:: Records for the task

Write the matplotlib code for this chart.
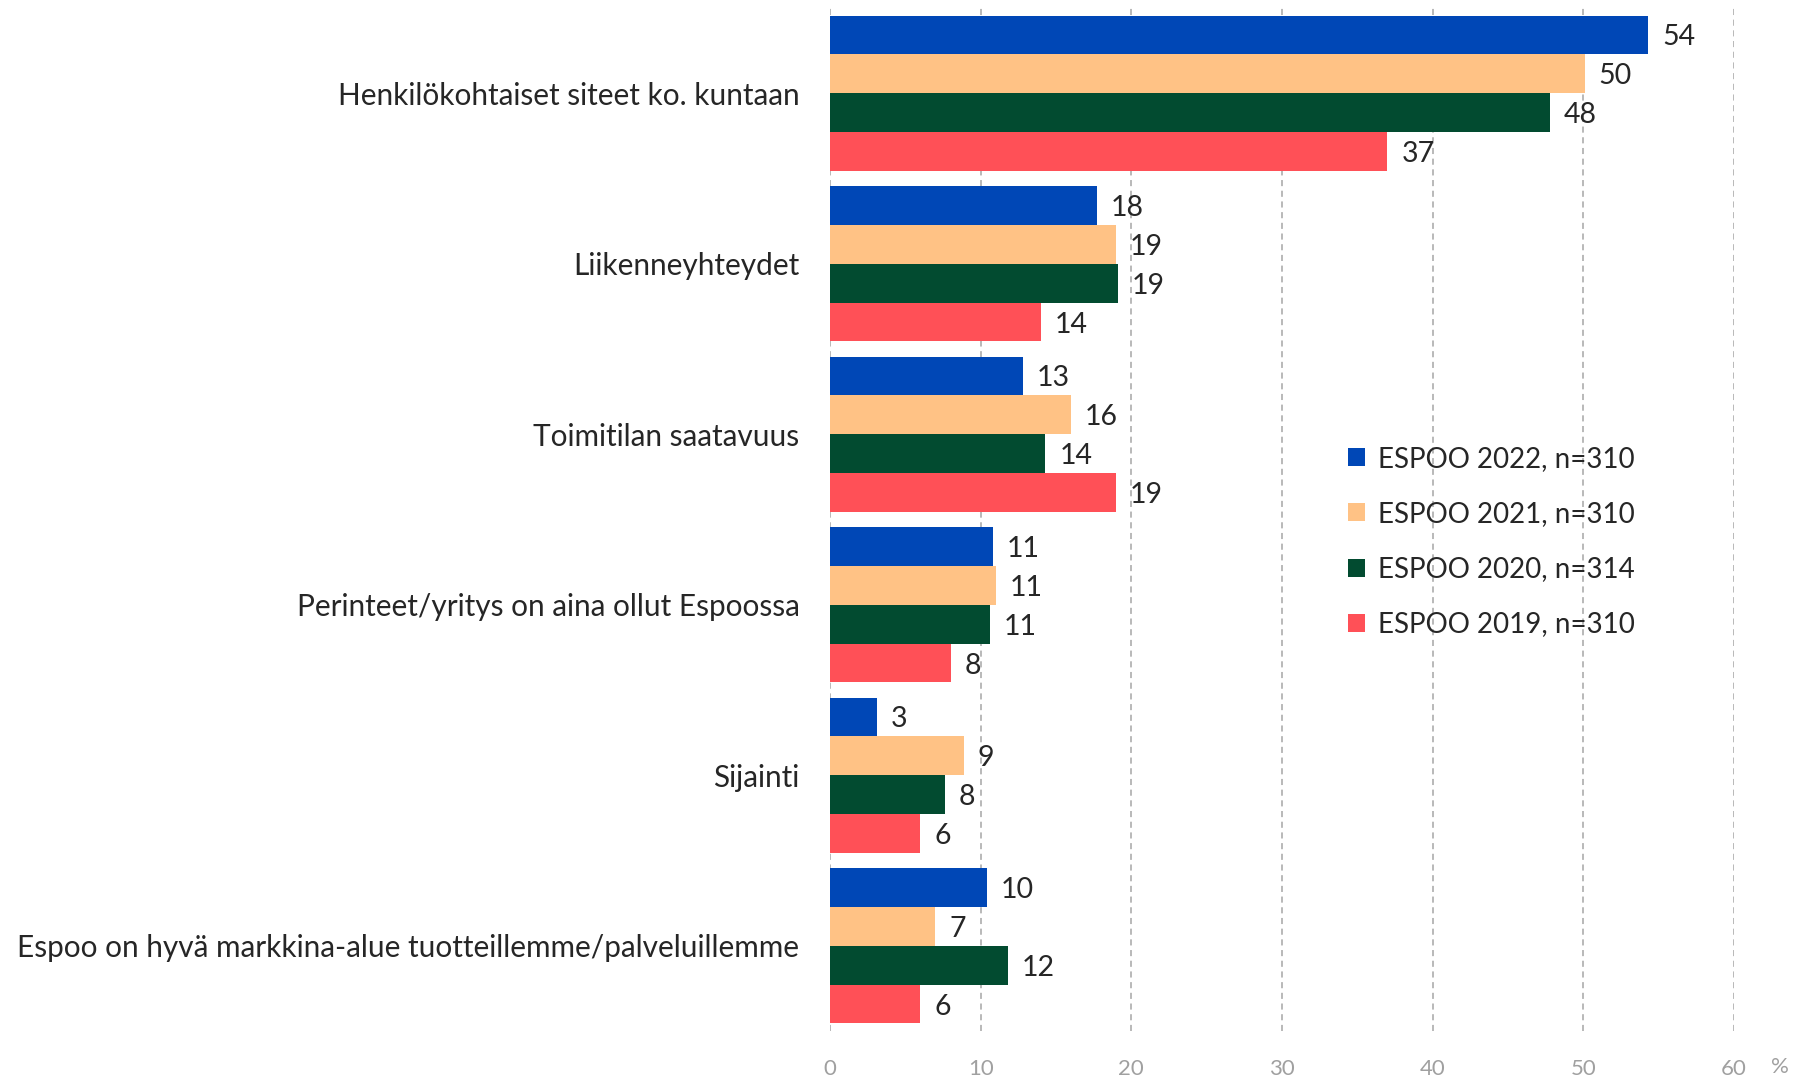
import matplotlib
matplotlib.use("Agg")
import matplotlib.pyplot as plt
from matplotlib.patches import Patch
import numpy as np

plt.rcParams['font.family'] = ['Lato', 'DejaVu Sans']

categories = [
    "Henkilökohtaiset siteet ko. kuntaan",
    "Liikenneyhteydet",
    "Toimitilan saatavuus",
    "Perinteet/yritys on aina ollut Espoossa",
    "Sijainti",
    "Espoo on hyvä markkina-alue tuotteillemme/palveluillemme",
]
series_names = ["ESPOO 2022, n=310", "ESPOO 2021, n=310", "ESPOO 2020, n=314", "ESPOO 2019, n=310"]
espoo_2022 = [54.3, 17.7, 12.8, 10.8, 3.1, 10.4]
espoo_2021 = [50.1, 19.0, 16.0, 11.0, 8.9, 7.0]
espoo_2020 = [47.8, 19.1, 14.3, 10.6, 7.6, 11.8]
espoo_2019 = [37.0, 14.0, 19.0, 8.0, 6.0, 6.0]
xticks = [0, 10, 20, 30, 40, 50, 60]

series = [espoo_2022, espoo_2021, espoo_2020, espoo_2019]
colors = ["#0047B6", "#FFC285", "#024B30", "#FF5057"]

W, H = 1803, 1079
fig = plt.figure(figsize=(W / 100, H / 100), dpi=100)
ax_left, ax_right, ax_top, ax_bot = 830, 1734, 8, 1031
ax = fig.add_axes([ax_left / W, 1 - ax_bot / H, (ax_right - ax_left) / W, (ax_bot - ax_top) / H])

n = len(categories)
bh = 0.228
y = np.arange(n)
for k, (vals, c) in enumerate(zip(series, colors)):
    pos = y + (k - 1.5) * bh
    ax.barh(pos, vals, height=bh, color=c, zorder=3, label=series_names[k])
    for p, v in zip(pos, vals):
        ax.annotate(f"{round(v):d}", (v, p), xytext=(10, 0), textcoords="offset points",
                    ha="left", va="center_baseline", fontsize=20.5, color="#262626", zorder=4)

ax.set_xlim(0, 60)
ax.set_ylim(n - 0.5, -0.5)
ax.set_yticks(y)
ax.set_yticklabels(categories, fontsize=21.4, color="#262626")
ax.set_xticks(xticks)
ax.set_xticklabels([str(t) for t in xticks], fontsize=16, color="#A0A0A0")
ax.tick_params(axis="both", length=0)
ax.tick_params(axis="y", pad=22)
ax.tick_params(axis="x", pad=20)
for s in ax.spines.values():
    s.set_visible(False)
ax.grid(axis="x", color="#A6A6A6", linestyle=(0, (4, 3)), linewidth=1.1, zorder=0)
ax.set_axisbelow(True)

fig.text(1780 / W, 1 - 1067 / H, "%", fontsize=16, color="#A0A0A0", ha="center", va="center")

handles = [Patch(facecolor=c, edgecolor="none") for c in colors]
fig.legend(handles, series_names, loc="upper left", bbox_to_anchor=(1348 / W, 1 - 446 / H),
           frameon=False, fontsize=20, handlelength=0.62, handleheight=0.62,
           handletextpad=0.45, labelspacing=1.05, borderpad=0, borderaxespad=0,
           labelcolor="#262626")

fig.savefig("out.png", dpi=100)
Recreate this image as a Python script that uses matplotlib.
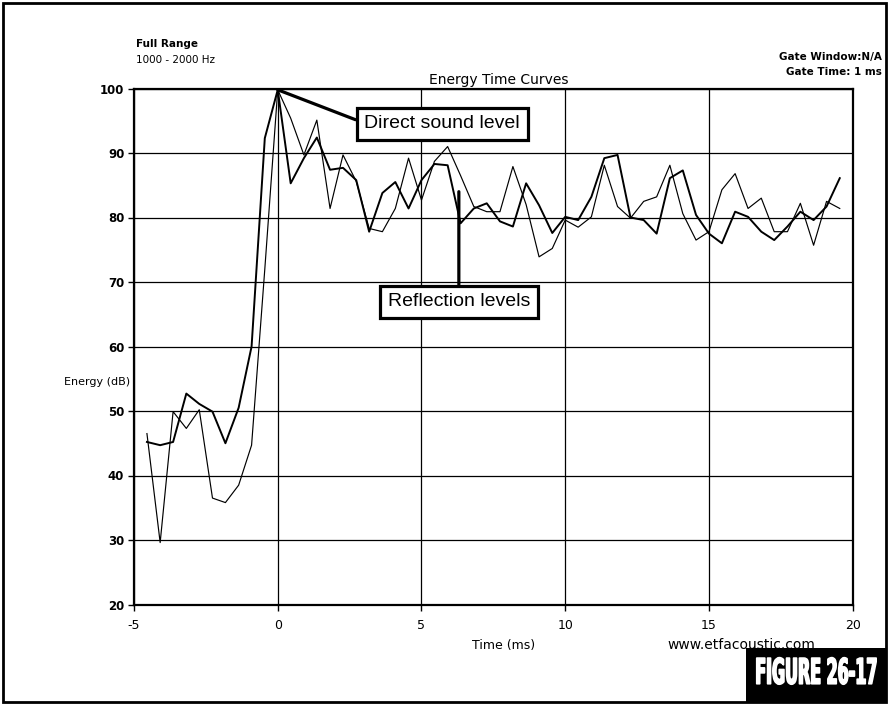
import matplotlib
matplotlib.use("Agg")
import matplotlib.pyplot as plt
from matplotlib.patches import Rectangle
from matplotlib.patheffects import AbstractPathEffect
from matplotlib.transforms import Affine2D

plt.rcParams['font.family'] = 'DejaVu Sans'
plt.rcParams['axes.unicode_minus'] = False

# sample times (ms)
time_ms = [-4.55, -4.09, -3.64, -3.18, -2.73, -2.27, -1.82, -1.36, -0.91, -0.45,
           0.00, 0.45, 0.91, 1.36, 1.82, 2.27, 2.73, 3.18, 3.64, 4.09,
           4.55, 5.00, 5.45, 5.91, 6.36, 6.82, 7.27, 7.73, 8.18, 8.64,
           9.09, 9.55, 10.00, 10.45, 10.91, 11.36, 11.82, 12.27, 12.73, 13.18,
           13.64, 14.09, 14.55, 15.00, 15.45, 15.91, 16.36, 16.82, 17.27, 17.73,
           18.18, 18.64, 19.09, 19.55]

energy_a = [46.5, 29.6, 49.9, 47.3, 50.2, 36.5, 35.8, 38.5, 44.7, 72.0,
            99.8, 95.4, 89.7, 95.1, 81.4, 89.7, 85.6, 78.3, 77.8, 81.4,
            89.2, 82.7, 88.7, 91.0, 86.5, 81.7, 80.9, 80.9, 87.9, 82.0,
            73.9, 75.2, 79.6, 78.5, 80.1, 88.1, 81.7, 79.9, 82.5, 83.2,
            88.1, 80.6, 76.5, 77.8, 84.3, 86.8, 81.4, 83.0, 77.8, 77.8,
            82.2, 75.7, 82.5, 81.4]

energy_b = [45.2, 44.7, 45.2, 52.7, 51.1, 49.9, 45.0, 50.5, 60.0, 92.3,
            99.8, 85.3, 89.2, 92.4, 87.4, 87.7, 85.8, 77.8, 83.8, 85.5,
            81.4, 85.8, 88.3, 88.1, 79.1, 81.4, 82.2, 79.4, 78.6, 85.3,
            81.9, 77.6, 80.1, 79.6, 83.2, 89.2, 89.7, 80.0, 79.6, 77.5,
            86.1, 87.3, 80.4, 77.5, 76.0, 80.9, 80.1, 77.8, 76.5, 78.6,
            80.9, 79.6, 81.7, 86.1]

x_ticks = [-5, 0, 5, 10, 15, 20]
y_ticks = [20, 30, 40, 50, 60, 70, 80, 90, 100]

W, H = 889, 705


class Squeeze(AbstractPathEffect):
    # stretch the glyphs about a fixed point (display px), thicken them a bit
    def __init__(self, cx, cy, sx, sy, lw):
        super().__init__()
        self.cx, self.cy, self.sx, self.sy, self.lw = cx, cy, sx, sy, lw

    def draw_path(self, renderer, gc, tpath, affine, rgbFace=None):
        squeeze = (Affine2D().translate(-self.cx, -self.cy)
                   .scale(self.sx, self.sy).translate(self.cx, self.cy))
        gc0 = renderer.new_gc()
        gc0.copy_properties(gc)
        gc0.set_linewidth(self.lw)
        gc0.set_foreground('white')
        renderer.draw_path(gc0, tpath, affine + squeeze, rgbFace)
        gc0.restore()


fig = plt.figure(figsize=(W / 100, H / 100), dpi=100)
ax = fig.add_axes([134 / W, 1 - 604.5 / H, (852.7 - 134) / W, (604.5 - 88.5) / H])

ax.plot(time_ms, energy_a, color='black', lw=0.85)
ax.plot(time_ms, energy_b, color='black', lw=1.4)

ax.set_xlim(-5, 20)
ax.set_ylim(20, 100)
ax.set_xticks(x_ticks)
ax.set_yticks(y_ticks)
ax.set_xticklabels([str(v) for v in x_ticks], fontsize=9)
ax.set_yticklabels([str(v) for v in y_ticks], fontsize=8.5, fontweight='bold')
ax.tick_params(length=4, width=1, pad=3, direction='out')
ax.tick_params(axis='x', pad=6.5)
ax.grid(True, color='black', lw=0.9)
ax.set_axisbelow(True)
for side in ['left', 'bottom', 'top', 'right']:
    ax.spines[side].set_linewidth(1.6)

# annotation boxes
box = dict(boxstyle='square,pad=0.4', fc='white', ec='black', lw=2.3)
ax.annotate('Direct sound level', xy=(time_ms[10], energy_a[10]), xytext=(5.72, 94.5),
            fontsize=14, family='Liberation Sans', ha='center', va='center', bbox=box,
            arrowprops=dict(arrowstyle='-', lw=2.3, shrinkA=0, shrinkB=0, relpos=(0, 0.55)))
ax.annotate('Reflection levels', xy=(6.3, 84.0), xytext=(6.3, 66.9),
            fontsize=14, family='Liberation Sans', ha='center', va='center', bbox=box,
            arrowprops=dict(arrowstyle='-', lw=2.3, shrinkA=0, shrinkB=0, relpos=(0.5, 1)))

# header / footer text
fig.text(136 / W, 1 - 44 / H, 'Full Range', fontsize=7.5, fontweight='bold', va='center')
fig.text(136 / W, 1 - 60 / H, '1000 - 2000 Hz', fontsize=7.5, va='center')
fig.text(882 / W, 1 - 57 / H, 'Gate Window:N/A', fontsize=7.5, fontweight='bold', ha='right', va='center')
fig.text(882 / W, 1 - 72 / H, 'Gate Time: 1 ms', fontsize=7.5, fontweight='bold', ha='right', va='center')
fig.text(499 / W, 1 - 80 / H, 'Energy Time Curves', fontsize=10, ha='center', va='center')
fig.text(64 / W, 1 - 382 / H, 'Energy (dB)', fontsize=8, va='center')
fig.text(504 / W, 1 - 645 / H, 'Time (ms)', fontsize=9, ha='center', va='center')
fig.text(741 / W, 1 - 645 / H, 'www.etfacoustic.com', fontsize=10, ha='center', va='center')

# outer frame and figure tag
fig.add_artist(Rectangle((3 / W, 3 / H), 883 / W, 699 / H, transform=fig.transFigure,
                         fill=False, ec='black', lw=2))
fig.add_artist(Rectangle((746 / W, 3 / H), 140 / W, 54 / H, transform=fig.transFigure,
                         fc='black', ec='black', lw=0))
fig.text(816 / W, 1 - 674 / H, 'FIGURE 26-17', fontsize=13, fontweight='bold', color='white',
         ha='center', va='center', path_effects=[Squeeze(816, 31, 0.88, 1.95, 1.2)])

plt.savefig('out.png', dpi=100)
plt.close()
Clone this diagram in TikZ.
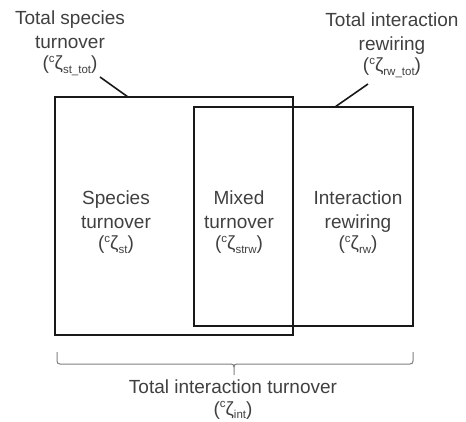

::::

Objective: List each line of the records that holds the string "matplotlib".

Worked answer:
Write the matplotlib code for this chart.
import matplotlib
matplotlib.use("Agg")
import matplotlib.pyplot as plt
from matplotlib.patches import Patch
Recreate this image as a Python script that uses matplotlib.
import matplotlib
matplotlib.use("Agg")
import matplotlib.pyplot as plt
from matplotlib.patches import Rectangle
from matplotlib.patheffects import AbstractPathEffect
from matplotlib.transforms import Affine2D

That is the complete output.